Un phénomène nouveau
Photo: Tirée du film The Graduate, 1967.
Rares sont les hommes qui, à l'âge des poussées d'acné et des hormones en ébullition, n'ont pas brûlé de désir pour une femme plus âgée. Si les relations entre hommes jeunes et femmes plus âgées étaient jadis éphémères et clandestines, un nouveau phénomène se dessine, et pas seulement chez les stars - un milieu où Cupidon se fiche de plus en plus de l'âge. Car les couples où madame est plus âgée que monsieur sont en hausse: aux États-Unis, selon une enquête réalisée en 2003 par l'American Association of Retired Persons (AARP), le tiers des femmes de 40 à 60 ans fréquenteraient des compagnons plus jeunes. Au Québec, l'écart entre une femme mûre et son prétendant de 10 ou même 15 ans son cadet n'étonne plus tellement.
«Aujourd'hui, les femmes de 40 ans et plus sont autonomes, dynamiques et sûres d'elles, affirme la psychologue Ann Bourget, spécialiste des relations de couple. Physiquement, elles paraissent plus jeunes parce qu'elles prennent soin d'elles: le vieillissement de la femme n'est plus aussi précoce qu'avant! Et elles ne veulent pas avoir pour compagnons des hommes qui ne les respectent pas ou qui se sentent en compétition avec elles. Chez les plus jeunes, par contre, ça fait partie de leur mentalité d'être sur le même pied d'égalité que leur partenaire. Désormais, les femmes ont le choix d'être avec un homme qui leur plaît, quel que soit son âge.»

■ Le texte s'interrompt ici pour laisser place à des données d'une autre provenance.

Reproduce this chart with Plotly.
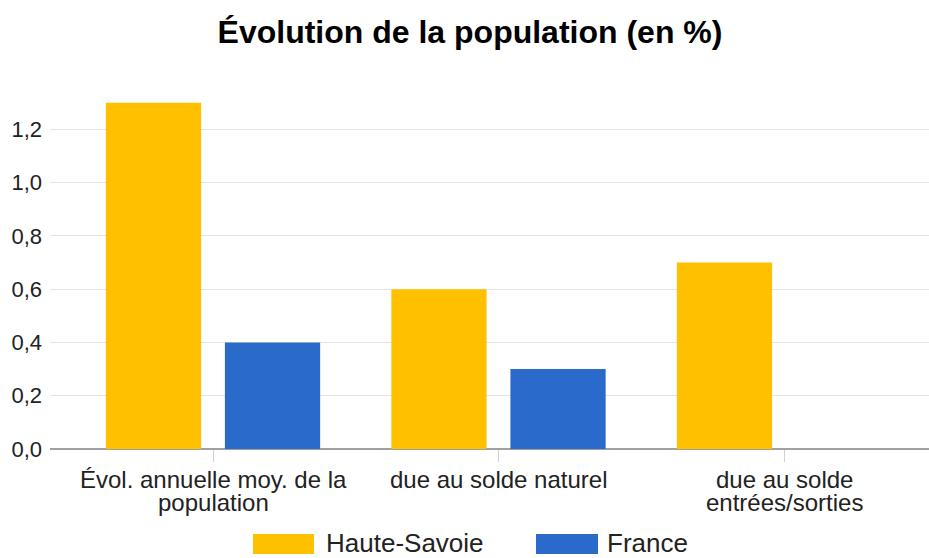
import plotly.graph_objects as go

categories = ["Évol. annuelle moy. de la population", "due au solde naturel", "due au solde entrées/sorties"]
category_lines = [["Évol. annuelle moy. de la", "population"], ["due au solde naturel"], ["due au solde", "entrées/sorties"]]
series_names = ["Haute-Savoie", "France"]
haute_savoie = [1.3, 0.6, 0.7]
france = [0.4, 0.3, 0.0]
tick_vals = [0, 0.2, 0.4, 0.6, 0.8, 1.0, 1.2]
tick_text = ["0,0", "0,2", "0,4", "0,6", "0,8", "1,0", "1,2"]
colors = ["#FFC000", "#2A6ACB"]

FONT = "Liberation Sans, Arial, sans-serif"
W, H = 929, 558
ml, mr, mt, mb = 50, 0, 76, 109
pw, ph = W - ml - mr, H - mt - mb


def px(x):
    return (x - ml) / pw


def py(y):
    return (H - mb - y) / ph


fig = go.Figure()
for name, vals, col in zip(series_names, [haute_savoie, france], colors):
    fig.add_trace(go.Bar(x=categories, y=vals, name=name, marker=dict(color=col, line=dict(width=0)),
                         showlegend=False))

# category labels, one annotation per line (tight line spacing)
for cat, lines in zip(categories, category_lines):
    for i, line in enumerate(lines):
        fig.add_annotation(xref="x", yref="paper", x=cat, y=py(479 + 23 * i), text=line, showarrow=False,
                           xanchor="center", yanchor="middle",
                           font=dict(family=FONT, size=24, color="#222222"))

# custom legend (swatch + label)
legend_items = [(series_names[0], colors[0], 253, 314, 326), (series_names[1], colors[1], 536, 598, 607)]
for name, col, x0, x1, xt in legend_items:
    fig.add_shape(type="rect", xref="paper", yref="paper", x0=px(x0), x1=px(x1), y0=py(554), y1=py(534),
                  fillcolor=col, line=dict(width=0))
    fig.add_annotation(xref="paper", yref="paper", x=px(xt), y=py(543), text=name, showarrow=False,
                       xanchor="left", yanchor="middle", xshift=-2,
                       font=dict(family=FONT, size=26, color="#222222"))

fig.update_layout(
    width=W, height=H,
    margin=dict(l=ml, r=mr, t=mt, b=mb),
    paper_bgcolor="white", plot_bgcolor="white",
    barmode="group", bargap=0.166, bargroupgap=0.2,
    title=dict(text="<b>Évolution de la population (en %)</b>", x=470 / W, xanchor="center",
               y=1 - 32 / H, yanchor="middle",
               font=dict(family=FONT, size=32, color="#000000")),
    font=dict(family=FONT, color="#222222"),
)
fig.update_xaxes(range=[-(213 - ml) / 285.5, 2 + (W - 784) / 285.5], showgrid=False, ticks="outside",
                 ticklen=12, tickcolor="#d0d0d0", tickwidth=1, showline=False, showticklabels=False,
                 fixedrange=True)
fig.update_yaxes(range=[0, 1.4], tickvals=tick_vals, ticktext=tick_text, showgrid=True, gridcolor="#e4e4e4",
                 gridwidth=1.3, zeroline=True, zerolinecolor="#a0a0a0", zerolinewidth=2.3, ticks="",
                 tickfont=dict(size=22, color="#222222"), showline=False, ticklabelstandoff=7,
                 fixedrange=True)

fig.write_html("out.html", config={"displayModeBar": False},
               post_script="document.body.style.margin='0';")
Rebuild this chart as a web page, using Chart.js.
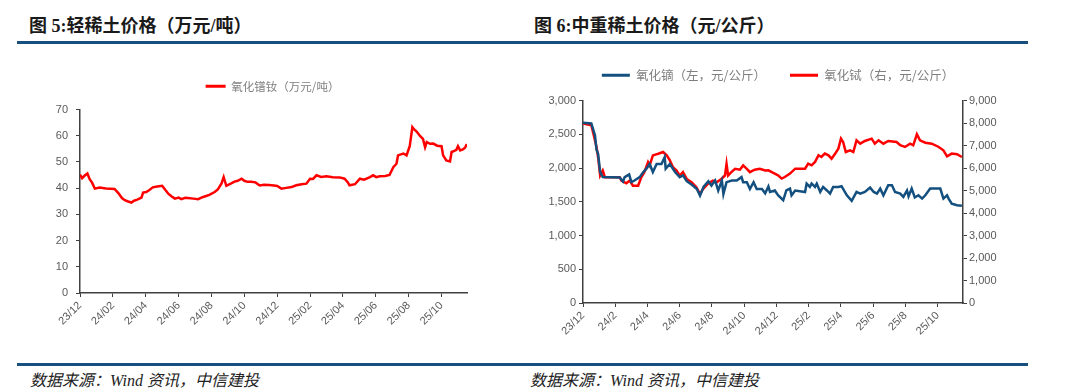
<!DOCTYPE html>
<html>
<head>
<meta charset="utf-8">
<script src="https://cdn.jsdelivr.net/npm/chart.js@4.4.1/dist/chart.umd.min.js"></script>
<style>
html,body{margin:0;padding:0;background:#fff;}
body{width:1080px;height:392px;overflow:hidden;position:relative;font-family:"Noto Sans CJK SC",sans-serif;}
.title{position:absolute;top:16px;font-weight:bold;font-size:18px;line-height:21px;color:#1a1a1a;white-space:nowrap;font-family:"Liberation Serif","Noto Sans CJK SC",serif;}
.rule{position:absolute;left:17px;width:1011px;height:3px;background:#17507e;}
.foot{position:absolute;top:371px;font-style:italic;font-size:16px;line-height:19px;color:#222;white-space:nowrap;font-family:"Liberation Serif","Noto Sans CJK SC",serif;}
.box{position:absolute;}
</style>
</head>
<body>
<div class="title" style="left:29px;">图 5:轻稀土价格（万元/吨）</div>
<div class="title" style="left:534px;">图 6:中重稀土价格（元/公斤）</div>
<div class="rule" style="top:41px;"></div>
<div class="rule" style="top:363px;"></div>
<div class="foot" style="left:30px;">数据来源：Wind 资讯，中信建投</div>
<div class="foot" style="left:530px;">数据来源：Wind 资讯，中信建投</div>

<div class="box" style="left:10px;top:55px;width:480px;height:300px;"><canvas id="c1" width="480" height="300"></canvas></div>
<div class="box" style="left:533px;top:55px;width:505px;height:300px;"><canvas id="c2" width="505" height="300"></canvas></div>

<script>
// ---------- Chart 5: light rare earth (万元/吨) ----------
const lightTickLabels = ['23/12','24/02','24/04','24/06','24/08','24/10','24/12','25/02','25/04','25/06','25/08','25/10'];
const lightDates = [
'2023-12-01','2023-12-05','2023-12-10','2023-12-15','2023-12-19','2023-12-24','2023-12-29',
'2024-01-07','2024-01-19','2024-02-04','2024-02-11','2024-02-17','2024-02-22','2024-02-28',
'2024-03-05','2024-03-10','2024-03-16','2024-03-24','2024-03-27','2024-04-02','2024-04-07',
'2024-04-14','2024-04-22','2024-05-01','2024-05-06','2024-05-13','2024-05-19','2024-05-25',
'2024-06-01','2024-06-06','2024-06-13','2024-06-18','2024-06-28','2024-07-07','2024-07-13',
'2024-07-22','2024-07-28','2024-08-07','2024-08-13','2024-08-20','2024-08-24','2024-08-29',
'2024-09-07','2024-09-13','2024-09-19','2024-09-26','2024-10-01','2024-10-07','2024-10-14',
'2024-10-22','2024-10-30','2024-11-07','2024-11-16','2024-11-25','2024-12-01','2024-12-09',
'2024-12-18','2024-12-28','2025-01-06','2025-01-16','2025-01-25','2025-02-01','2025-02-06',
'2025-02-12','2025-02-20','2025-03-01','2025-03-13','2025-03-26','2025-04-04','2025-04-10',
'2025-04-13','2025-04-23','2025-05-02','2025-05-10','2025-05-21','2025-05-27','2025-06-02',
'2025-06-08','2025-06-18','2025-06-26','2025-07-03','2025-07-09','2025-07-12','2025-07-16',
'2025-07-22','2025-07-28','2025-08-03','2025-08-08','2025-08-11','2025-08-16','2025-08-22',
'2025-08-28','2025-09-01','2025-09-04','2025-09-10','2025-09-16','2025-09-23','2025-10-01',
'2025-10-04','2025-10-10','2025-10-17','2025-10-20','2025-10-25','2025-10-29','2025-11-01',
'2025-11-05','2025-11-10','2025-11-14','2025-11-17'];
const prndValues = [
45.2,43.8,44.8,45.6,43.5,42.0,39.8,
40.2,39.9,39.7,38.0,36.2,35.4,34.9,
34.5,35.2,35.6,36.4,38.3,38.5,39.2,
40.3,40.6,40.9,39.6,37.8,36.8,36.0,
36.4,35.8,36.3,36.2,36.0,35.8,36.4,
37.0,37.4,38.5,39.5,41.8,44.2,40.9,
41.8,42.5,42.8,43.6,42.8,42.4,42.4,
42.2,41.0,41.3,41.2,41.0,40.8,39.8,
40.1,40.4,41.1,41.5,41.7,43.6,43.5,
44.9,44.3,44.5,44.2,44.1,43.6,42.2,
41.1,41.5,43.6,43.2,44.2,44.9,44.2,
44.5,44.6,45.0,48.0,49.3,52.5,52.8,
53.2,52.5,56.0,63.3,62.5,61.6,60.0,
58.8,55.6,57.6,56.9,57.0,56.2,56.0,
52.5,50.6,50.2,53.8,54.2,54.6,56.0,
54.4,54.8,55.4,56.8];

// ---------- Chart 6: medium/heavy rare earth (元/公斤) ----------
const heavyTickLabels = ['23/12','24/2','24/4','24/6','24/8','24/10','24/12','25/2','25/4','25/6','25/8','25/10'];
const dyDates = [
'2023-12-01','2023-12-17','2023-12-24','2023-12-27','2023-12-30','2024-01-03','2024-01-08',
'2024-02-09','2024-02-15','2024-02-18','2024-02-26','2024-03-01','2024-03-07','2024-03-17',
'2024-03-24','2024-03-30','2024-04-05','2024-04-11','2024-04-18','2024-04-27','2024-05-03',
'2024-05-05','2024-05-13','2024-05-23','2024-06-01','2024-06-07','2024-06-14','2024-06-23',
'2024-07-03','2024-07-09','2024-07-16','2024-07-25','2024-07-31','2024-08-07','2024-08-13',
'2024-08-20','2024-08-23','2024-08-29','2024-09-08','2024-09-17','2024-09-26','2024-09-29',
'2024-10-06','2024-10-12','2024-10-19','2024-10-25','2024-11-04','2024-11-10','2024-11-16',
'2024-11-19','2024-11-28','2024-12-04','2024-12-14','2024-12-20','2024-12-27','2024-12-30',
'2025-01-06','2025-01-25','2025-01-28','2025-02-03','2025-02-06','2025-02-12','2025-02-15',
'2025-02-21','2025-02-26','2025-03-05','2025-03-11','2025-03-17','2025-03-27','2025-04-02',
'2025-04-12','2025-04-21','2025-04-30','2025-05-07','2025-05-16','2025-05-26','2025-06-02',
'2025-06-08','2025-06-14','2025-06-20','2025-06-29','2025-07-06','2025-07-12','2025-07-22',
'2025-07-28','2025-08-04','2025-08-07','2025-08-13','2025-08-19','2025-08-26','2025-09-02',
'2025-09-08','2025-09-17','2025-10-06','2025-10-12','2025-10-19','2025-10-22','2025-10-28',
'2025-11-07','2025-11-16'];
const dyValues = [
2670,2660,2485,2270,2210,1940,1865,
1860,1800,1865,1905,1790,1815,1865,
1940,1990,2060,1940,2060,2060,2160,
1990,2060,1940,1865,1890,1805,1755,
1690,1590,1725,1805,1740,1815,1665,
1815,1615,1790,1815,1815,1865,1790,
1790,1690,1790,1690,1690,1625,1725,
1645,1667,1596,1522,1667,1695,1596,
1667,1645,1769,1720,1769,1720,1769,
1645,1720,1667,1621,1720,1720,1730,
1596,1513,1645,1621,1645,1710,1645,
1621,1695,1596,1744,1744,1645,1621,
1572,1667,1580,1695,1563,1596,1547,
1596,1695,1695,1547,1596,1547,1473,
1449,1440];
const tbDates = [
'2023-12-01','2023-12-17','2023-12-21','2023-12-27','2023-12-30','2024-01-03','2024-01-08',
'2024-01-12','2024-02-09','2024-02-12','2024-02-21','2024-02-27','2024-03-04','2024-03-14',
'2024-03-20','2024-03-26','2024-04-02','2024-04-05','2024-04-11','2024-04-21','2024-04-30',
'2024-05-07','2024-05-13','2024-05-19','2024-05-26','2024-06-01','2024-06-07','2024-06-14',
'2024-06-23','2024-07-02','2024-07-09','2024-07-15','2024-07-25','2024-08-03','2024-08-10',
'2024-08-19','2024-08-26','2024-08-29','2024-09-01','2024-09-07','2024-09-14','2024-09-23',
'2024-09-29','2024-10-06','2024-10-12','2024-10-21','2024-10-31','2024-11-10','2024-11-16',
'2024-11-25','2024-12-04','2024-12-11','2024-12-17','2024-12-27','2025-01-06','2025-01-25',
'2025-01-31','2025-02-06','2025-02-12','2025-02-18','2025-02-23','2025-03-01','2025-03-08',
'2025-03-14','2025-03-21','2025-03-27','2025-04-01','2025-04-05','2025-04-10','2025-04-18',
'2025-04-24','2025-04-30','2025-05-07','2025-05-16','2025-05-29','2025-06-04','2025-06-11',
'2025-06-20','2025-06-29','2025-07-15','2025-07-22','2025-07-31','2025-08-10','2025-08-16',
'2025-08-23','2025-08-29','2025-09-08','2025-09-20','2025-10-03','2025-10-12','2025-10-19',
'2025-10-28','2025-11-07','2025-11-16'];
const tbValues = [
7980,7900,7530,6930,6490,5665,5890,
5590,5590,5440,5320,5440,5215,5215,
5590,5815,6260,6115,6560,6635,6710,
6560,6335,6035,5890,5665,5815,5515,
5365,5140,4845,5070,5320,5440,5365,
5515,5665,6185,5665,5815,5965,5925,
6115,5965,5815,5925,5965,5890,5898,
5780,5676,5530,5600,5750,5970,5970,
6195,6120,6270,6565,6490,6640,6565,
6415,6640,6860,7305,7155,6710,6785,
6710,7230,7080,7200,7305,7080,7230,
7080,7200,7155,7010,6935,7080,7010,
7500,7230,7125,7080,6935,6785,6520,
6640,6610,6490];

// ---------- helpers ----------
function monthIndex(s){
  const [y,m,d] = s.split('-').map(Number);
  const dim = new Date(y, m, 0).getDate();
  return (y-2023)*12 + (m-12) + (d-1)/dim;
}
const toXY = (dates, vals) => dates.map((d,i)=>({x:monthIndex(d), y:vals[i]}));

const TICK_COLOR = '#595959';
const AXIS_COLOR = '#404040';
const tickFont = {family:'"Liberation Sans", Arial, sans-serif', size:11};

// enlarge legend box height and shift the drawn legend horizontally
function legendAdjust(extra, dx){
  return {
    id:'legendAdjust',
    beforeInit(chart){
      const lg = chart.legend;
      if(!lg) return;
      const origFit = lg.fit.bind(lg);
      lg.fit = function(){ origFit(); this.height += extra; };
      const origDraw = lg.draw.bind(lg);
      lg.draw = function(){ const ctx=this.ctx; ctx.save(); ctx.translate(dx,0); origDraw(); ctx.restore(); };
    }
  };
}
function legendLabels(chart){
  return Chart.defaults.plugins.legend.labels.generateLabels(chart).map(l=>Object.assign(l,{lineWidth:0}));
}
function xAxis(labels, max, height){
  return {
    type:'linear', min:0, max:max,
    afterBuildTicks: s => { s.ticks = labels.map((_,i)=>({value:i*2})); },
    afterFit: s => { s.height = height; },
    ticks:{autoSkip:false, maxRotation:45, minRotation:45, color:TICK_COLOR, font:tickFont, padding:2,
      callback:(v)=>labels[Math.round(v/2)]},
    grid:{drawOnChartArea:false, drawTicks:true, tickLength:4, color:AXIS_COLOR, lineWidth:1},
    border:{display:true, color:AXIS_COLOR, width:1.5}
  };
}

// ---------- Chart 5 ----------
new Chart(document.getElementById('c1'), {
  type:'line',
  data:{datasets:[{
    label:'氧化镨钕（万元/吨）',
    data:toXY(lightDates, prndValues),
    borderColor:'#ff0000', backgroundColor:'#ff0000',
    borderWidth:2.5, pointRadius:0, tension:0
  }]},
  options:{
    responsive:false, animation:false, devicePixelRatio:1,
    layout:{padding:{left:0, right:23, top:15.5, bottom:12}},
    plugins:{
      legend:{display:true, position:'top',
        labels:{boxWidth:20, boxHeight:3, padding:10, color:'#7f7f7f',
          font:{family:'"Noto Sans CJK SC", sans-serif', size:11.5}, generateLabels:legendLabels}},
      tooltip:{enabled:false}
    },
    scales:{
      x:xAxis(lightTickLabels, 23.55, 50),
      y:{min:0, max:70,
        afterFit: s => { s.width = 70; },
        ticks:{stepSize:10, color:TICK_COLOR, font:tickFont, padding:8},
        grid:{drawOnChartArea:false, drawTicks:true, tickLength:4, color:AXIS_COLOR},
        border:{display:true, color:AXIS_COLOR, width:1.5}}
    }
  },
  plugins:[legendAdjust(7.5, 34)]
});

// ---------- Chart 6 ----------
new Chart(document.getElementById('c2'), {
  type:'line',
  data:{datasets:[{
    label:'氧化镝（左，元/公斤）',
    data:toXY(dyDates, dyValues),
    borderColor:'#13507f', backgroundColor:'#13507f',
    borderWidth:2.5, pointRadius:0, tension:0, yAxisID:'y'
  },{
    label:'氧化铽（右，元/公斤）',
    data:toXY(tbDates, tbValues),
    borderColor:'#ff0000', backgroundColor:'#ff0000',
    borderWidth:2.5, pointRadius:0, tension:0, yAxisID:'y1'
  }]},
  options:{
    responsive:false, animation:false, devicePixelRatio:1,
    layout:{padding:{left:0, right:0, top:-10, bottom:7}},
    plugins:{
      legend:{display:true, position:'top',
        labels:{boxWidth:28, boxHeight:3, padding:24, color:'#7f7f7f',
          font:{family:'"Noto Sans CJK SC", sans-serif', size:12.5}, generateLabels:legendLabels}},
      tooltip:{enabled:false}
    },
    scales:{
      x:xAxis(heavyTickLabels, 23.57, 45),
      y:{position:'left', min:0, max:3000,
        afterFit: s => { s.width = 50; },
        ticks:{stepSize:500, color:TICK_COLOR, font:tickFont, padding:3},
        grid:{drawOnChartArea:false, drawTicks:true, tickLength:4, color:AXIS_COLOR},
        border:{display:true, color:AXIS_COLOR, width:1.5}},
      y1:{position:'right', min:0, max:9000,
        afterFit: s => { s.width = 75; },
        ticks:{stepSize:1000, color:TICK_COLOR, font:tickFont, padding:2},
        grid:{drawOnChartArea:false, drawTicks:true, tickLength:4, color:AXIS_COLOR},
        border:{display:true, color:AXIS_COLOR, width:1.5}}
    }
  },
  plugins:[legendAdjust(9, -7.5)]
});
</script>
</body>
</html>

Mais que leur trouvent-ils donc?
C'est en discutant cinéma et musique à la cafétéria de la maison d'édition où ils travaillent que Robert Pierre, 45 ans, et Dominique, 54 ans, se sont découvert des affinités intellectuelles. «Une fille cultivée, avec qui je pouvais discuter des films d'Éric Rohmer, c'était fantastique! s'exclame-t-il. Et puis je la trouvais très belle avec ses cheveux courts et argentés.»
Quand il a commencé à fréquenter Dominique, il y a six ans, Robert Pierre ne s'est pas pour autant senti comme un jeunot qui drague une femme d'expérience: «Tous les deux, on avait déjà vu neiger! Dominique avait deux grandes filles. De mon côté, j'étais seul depuis un moment, sans enfants, mais la différence d'âge n'était pas nouvelle pour moi, car j'avais vécu en couple auparavant avec une femme qui était elle aussi mon aînée d'une dizaine d'années.» S'est-il alors dit qu'il répétait un pattern?«Pas du tout. C'était un simple concours de circonstances... et Freud n'était pas au rendez-vous. Je n'ai jamais eu l'impression de chercher le sein maternel. Une mère, j'en ai déjà une, et Dominique n'a pas à ramasser mes chaussettes, je fais très bien ça tout seul!»
Pour le sexologue Claude Crépault, professeur associé à l'UQAM et auteur de l'essai Les fantasmes, l'érotisme et la sexualité (Odile Jacob), le fantasme de la femme mûre chez les jeunes hommes n'a rien à voir avec la recherche du sein maternel. Cela dit, la femme plus âgée serait perçue comme rassurante... et moins menaçante qu'une plus jeune.